Description: Optimal Stochastic Control is a theoretical framework used to make decisions in uncertain environments, aiming to maximize expected rewards over time. This approach combines elements of control theory and probability theory, allowing agents to learn and adapt to changing situations. Essentially, it is based on formulating a decision problem where actions taken in a given state influence transitions to other states, as well as the rewards that can be obtained. Key features of Optimal Stochastic Control include the ability to model uncertainty and variability in outcomes, as well as the optimization of policies that guide agent behavior. This framework is fundamental in reinforcement learning, where agents learn through interaction with the environment, adjusting their strategies to maximize accumulated rewards. The relevance of Optimal Stochastic Control lies in its applicability across various fields, from economics and engineering to artificial intelligence, where informed decision-making is required under uncertainty.

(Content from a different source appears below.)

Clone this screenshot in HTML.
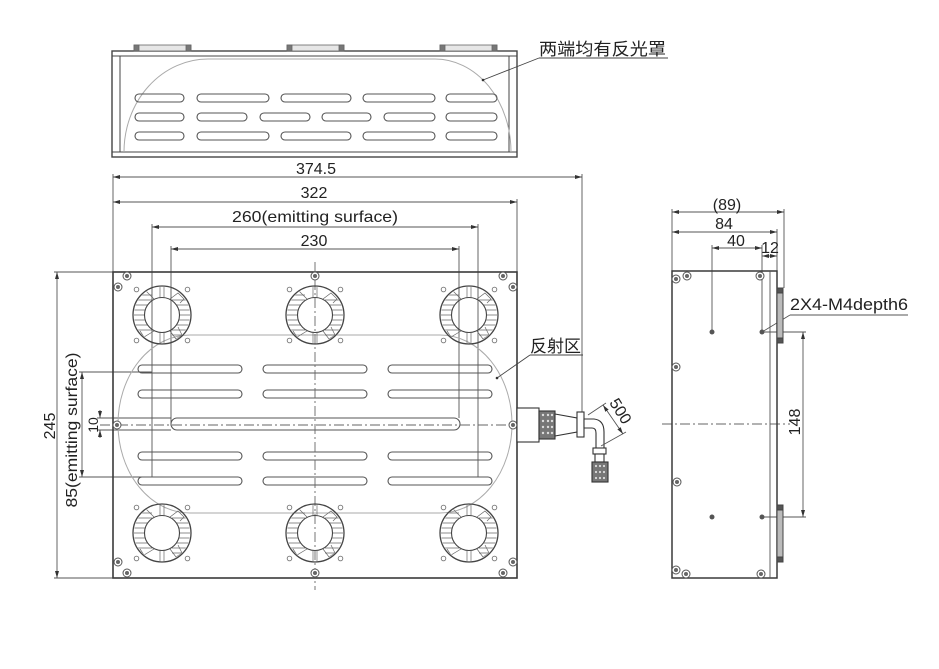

History: Optimal Stochastic Control has its roots in control theory and probability theory, with significant developments occurring in the 1950s. One of the most important milestones was Richard Bellman’s work, who introduced the principle of optimality and dynamic programming methods, laying the groundwork for optimal control in stochastic systems. Over the decades, this approach has evolved and been integrated into various disciplines, including economics, engineering, and artificial intelligence.
Uses: Optimal Stochastic Control is used in a variety of applications, such as resource management, investment planning, robotics, and artificial intelligence. In resource management, it optimizes the allocation of limited resources in uncertain environments. In robotics, it is applied for real-time movement control and decision-making, while in artificial intelligence, it is fundamental for the development of reinforcement learning algorithms.
Examples: A practical example of Optimal Stochastic Control can be found in portfolio management, where investors use stochastic models to maximize the expected return on their investments, considering market volatility. Another example is the use of reinforcement learning algorithms in video games, where an agent learns to play by optimizing its decisions based on the rewards obtained from each action.